Kafka is I/O intensive. Use dedicated disks for log storage. Don't share disks with other applications. Monitor disk I/O utilization and alert when > 70%.

Performance Testing

Benchmark Framework

class KafkaBenchmark:
    """
    Benchmark Kafka producer and consumer performance.
    """
    
    def __init__(self, bootstrap_servers):
        self.bootstrap_servers = bootstrap_servers
    
    def benchmark_producer(
        self,
        topic: str,
        num_messages: int,
        message_size: int,
        batch_size: int,
        linger_ms: int,
        compression: str
    ) -> dict:
        """
        Benchmark producer performance.
        """
        from kafka import KafkaProducer
        import time
        
        producer = KafkaProducer(
            bootstrap_servers=self.bootstrap_servers,
            batch_size=batch_size,
            linger_ms=linger_ms,
            compression_type=compression,
            acks='all'
        )
        
        # Generate test message
        message = b'x' * message_size
        
        # Warm up
        for _ in range(1000):
            producer.send(topic, value=message)
        producer.flush()
        
        # Benchmark
        start_time = time.perf_counter()
        
        for i in range(num_messages):
            producer.send(topic, value=message)
        
        producer.flush()
        end_time = time.perf_counter()
        
        elapsed = end_time - start_time
        
        return {
            'messages_per_sec': num_messages / elapsed,
            'mb_per_sec': (num_messages * message_size) / (elapsed * 1024 * 1024),
            'elapsed_seconds': elapsed,
            'total_messages': num_messages
        }
    
    def benchmark_consumer(
        self,
        topic: str,
        num_messages: int,
        max_poll_records: int
    ) -> dict:
        """
        Benchmark consumer performance.
        """
        from kafka import KafkaConsumer
        import time
        
        consumer = KafkaConsumer(
            topic,
            bootstrap_servers=self.bootstrap_servers,
            max_poll_records=max_poll_records,
            auto_offset_reset='earliest'
        )
        
        # Wait for topic to have messages
        time.sleep(2)
        
        # Benchmark
        start_time = time.perf_counter()
        messages_consumed = 0
        
        while messages_consumed < num_messages:
            records = consumer.poll(timeout_ms=1000)
            for tp, records in records.items():
                messages_consumed += len(records)
        
        end_time = time.perf_counter()
        elapsed = end_time - start_time
        
        consumer.close()
        
        return {
            'messages_per_sec': messages_consumed / elapsed,
            'elapsed_seconds': elapsed,
            'total_messages': messages_consumed
        }

# Example usage
benchmark = KafkaBenchmark('localhost:9092')
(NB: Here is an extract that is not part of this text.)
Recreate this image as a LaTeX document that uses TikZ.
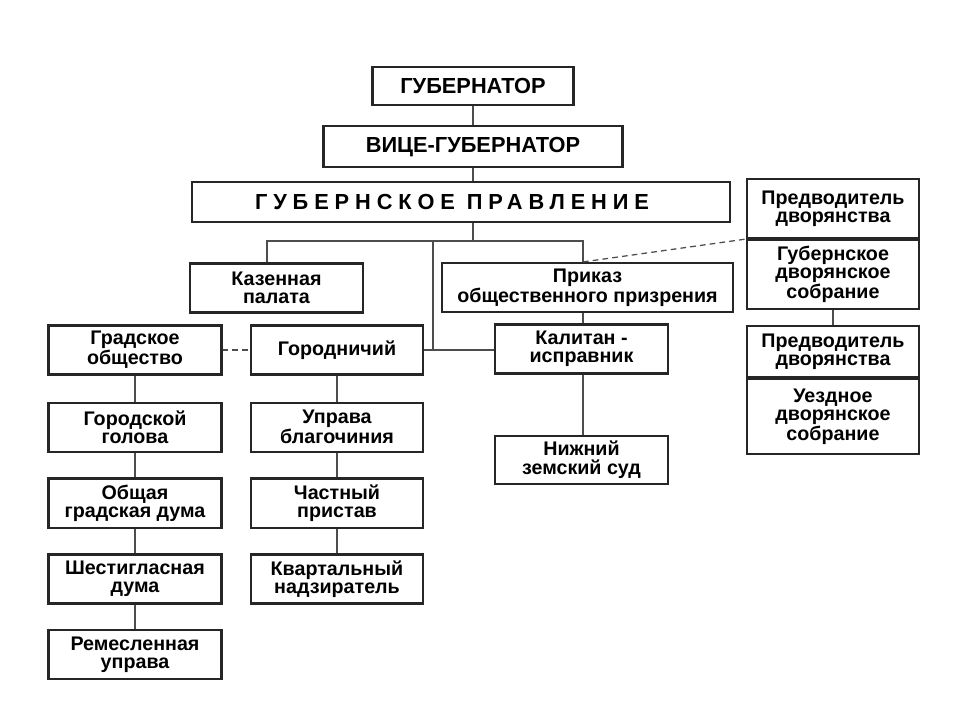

# Test different configurations
configs = [
    {'batch_size': 16384, 'linger_ms': 0, 'compression': None},
    {'batch_size': 32768, 'linger_ms': 10, 'compression': 'snappy'},
    {'batch_size': 65536, 'linger_ms': 20, 'compression': 'lz4'},
    {'batch_size': 131072, 'linger_ms': 50, 'compression': 'lz4'},
]

for config in configs:
    result = benchmark.benchmark_producer(
        topic='benchmark-topic',
        num_messages=100000,
        message_size=500,
        **config
    )
    print(f"Config: {config}")
    print(f"  Throughput: {result['mb_per_sec']:.1f} MB/s")
    print(f"  Message rate: {result['messages_per_sec']:.0f} msgs/sec")

ℹ️Benchmarking Tip

Always benchmark with YOUR specific workload. Generic benchmarks may not reflect your real-world performance. Test with realistic message sizes, patterns, and configurations.

Performance Monitoring

# Key performance metrics
performance_metrics = {
    'Producer': {
        'record-send-rate': 'Messages sent per second',
        'throughput': 'Bytes sent per second',
        'batch-size-avg': 'Average batch size',
        'request-latency-avg': 'Average request latency'
    },
    'Consumer': {
        'records-consumed-rate': 'Messages consumed per second',
        'bytes-consumed-rate': 'Bytes consumed per second',
        'records-lag-max': 'Maximum lag across partitions',
        'fetch-latency-avg': 'Average fetch latency'
    },
    'Broker': {
        'request-rate': 'Request rate per second',
        'request-latency-avg': 'Average request latency',
        'bytes-in-rate': 'Bytes received per second',
        'bytes-out-rate': 'Bytes sent per second'
    }
}

⚠️Key Insight

Performance tuning is iterative. Start with baseline measurements, make one change at a time, measure the impact, and keep improving. There's no one-size-fits-all configuration.